Friday, February 6, 2015

Mobile Maturity

Many have observed that the introduction of new technologies follows a pattern, for example the hype cycle, technology maturity curve, adoption life-cycle, etc. When you think about it mobile computing has been around for a while now. If you need a refresh refer to The History of Mobile Computing. Many organisations are already on, or are currently moving onto their next generation platform and applications. Of course enterprise mobility will not follow exactly the same path as other technology advances. An interesting example is the introduction of personal computers; there are defiantly some parallels when it comes to uptake and the impact that they have had on business, and there are some inherent differences. For example (with the exception of Mac) most PCs in the market shared a common architecture and operating system. Unlike in the mobile space where there have been several shake-ups in terms of the leading manufacturer and operating system. Can we learn something of the future of mobility from how the use of PCs in business has matured?

Prior to the advent of the PC, computers tended to be expensive and used for specialised purposes. A small company would not likely use a computer as the business case wouldn’t stack up. Software design, development, and maintenance were also specialised.

Over time as this sector matured strategies regarding outsourcing and retaining in-house knowledge evolved. Some organisations that had initially outsourced (as they had no choice) built a core team competency to take responsibility for their IT asset. There are cases in the industry where these teams became so successful that eventually they were spun off as separate companies. These new companies could then service the general market or a group of related companies for example: BHP/CSC, GE, Bosch, TCS, and Wipro (to name a few).

In the 1980’s and 1990’s offices moved rapidly from paper to PC based activities. Drawing parallels to their older larger computing cousins the industry saw a rise in new job roles and associated skills for the design, development, and maintenance of the hardware and software. Organisations again evolved their strategies for balancing in-house knowledge with costs.

As mobile device usage has become commonplace for both business and personal use a similar technology maturity is evolving. These days many companies have at least one mobile application, some companies are embracing mobile innovation with labs, entrepreneurial style start-ups, and RAD prototyping. While the evolution of mobile matures, organisations are working through a process of determining what to in-house and what to outsource.

It makes sense that businesses should concentrate on their core competencies, mitigate risk, and strive to reduce costs. Unfortunately IT can sometimes be seen as one big bucket of costs that should be delivered cheaper. To approach this correctly requires a thorough analysis and understanding of the IT landscape, skills, and market. Personally I see the value in retaining business knowledge inside an organisation so part of the challenge of course is to unpick the blurred line between the pure business subject matter expert and the pure IT expert. For more information refer to Resourcing Enterprise Mobility.

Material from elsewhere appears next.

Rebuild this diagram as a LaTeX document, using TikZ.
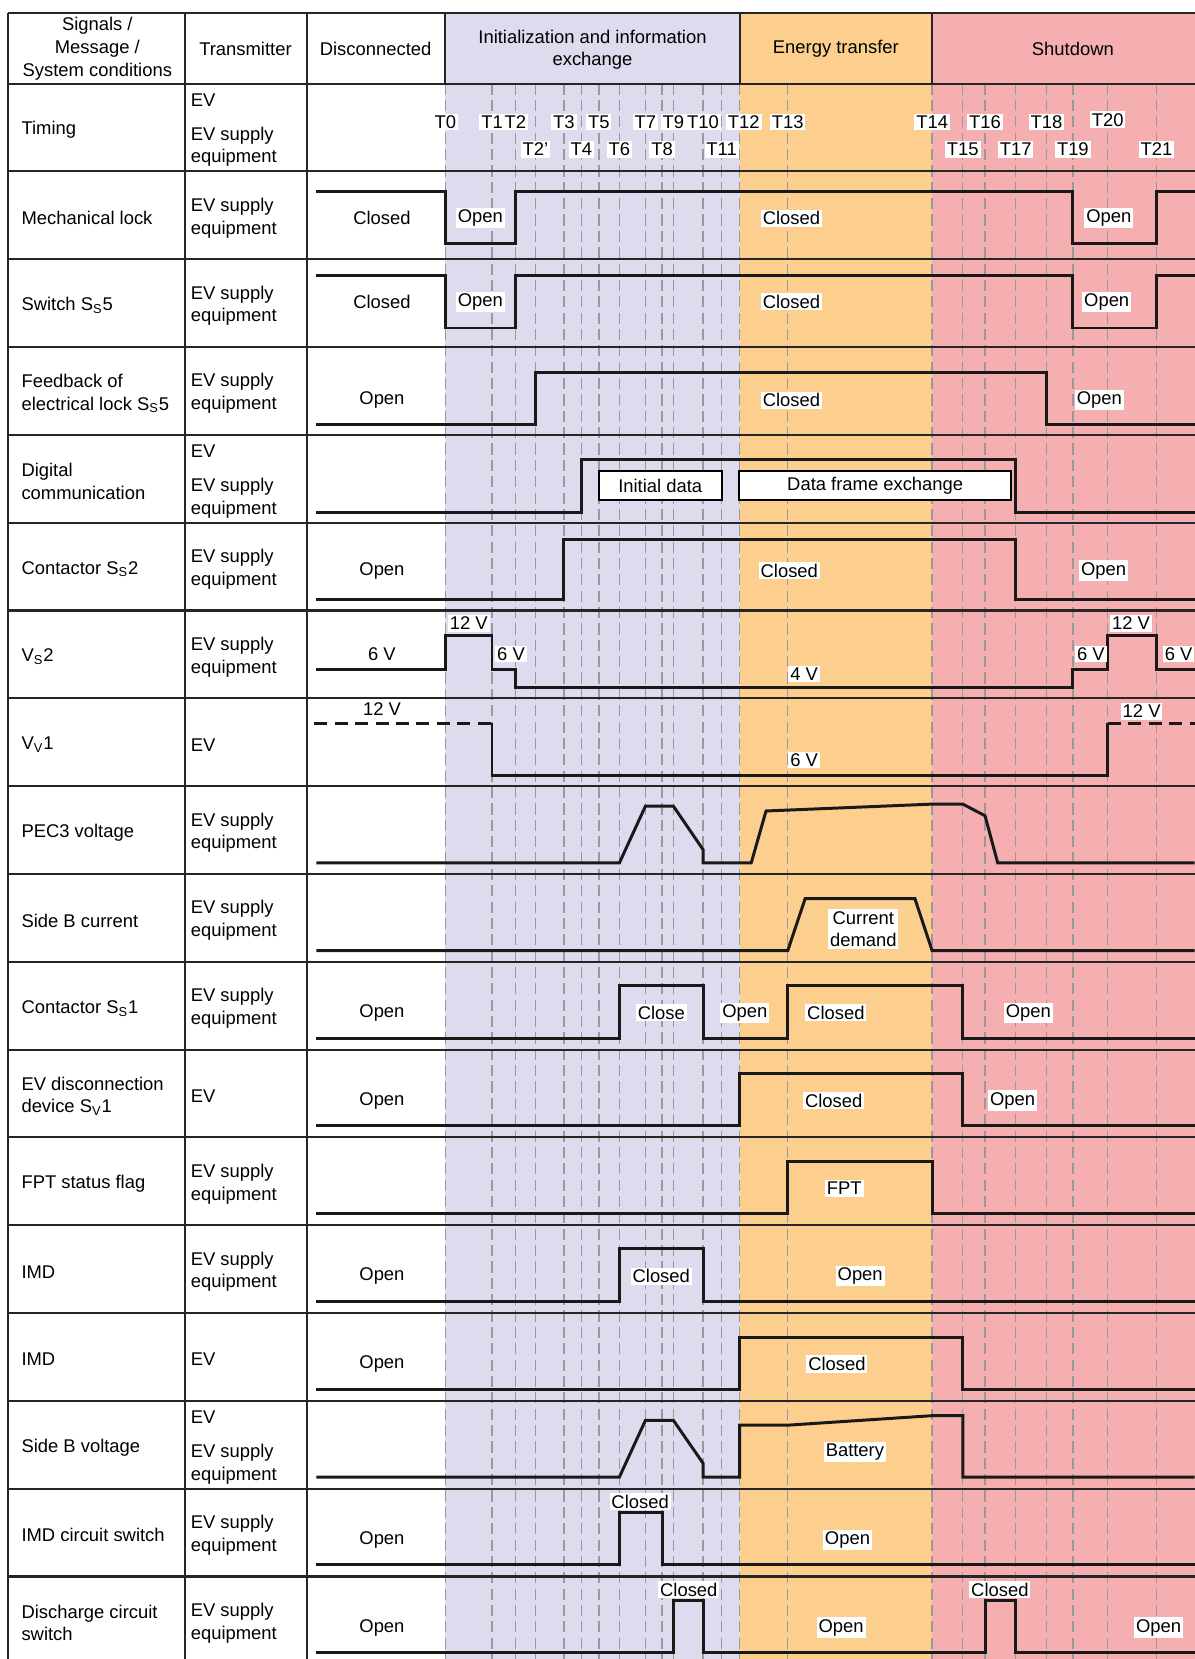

What I have seen is that enterprise mobility management and security related tasks are maturing and becoming part of the general IT landscape. In fact in many cases they are now tightly coupled with a self-service trend continuing to proliferate.

Mobile application development is also maturing. UI/UX is seen as a market differentiator and for larger organisations is an area of consideration for in-sourcing. Likewise in the complicated landscapes of large companies the architecture and design of software is a common candidate for in-sourcing. As companies develop mobile applications and gain in-house skills there will be inevitably be discussions regarding the cost effectiveness of this longer term. It wouldn't surprise me to see the mobile application departments of some larger organisations spun off into separate companies in the not too distant future.

A final thought to parallel the personal computer with mobility. Children born from the late 1970’s onwards have never known a world without PCs. When these children grew up they expected PCs to be part of society, they gained skills on these machines from an early age and leveraged these skills to further advance the use of computing. A parallel can be drawn to perhaps children born from the late 1990’s onwards. This generation of workers will never have known a world without mobile computing and its associated landscape of applications. As they join the workforce they will bring their own expectations of mobile computing along with their wealth of knowledge, and enthusiasm. I think we can safely predict exciting times ahead for technology.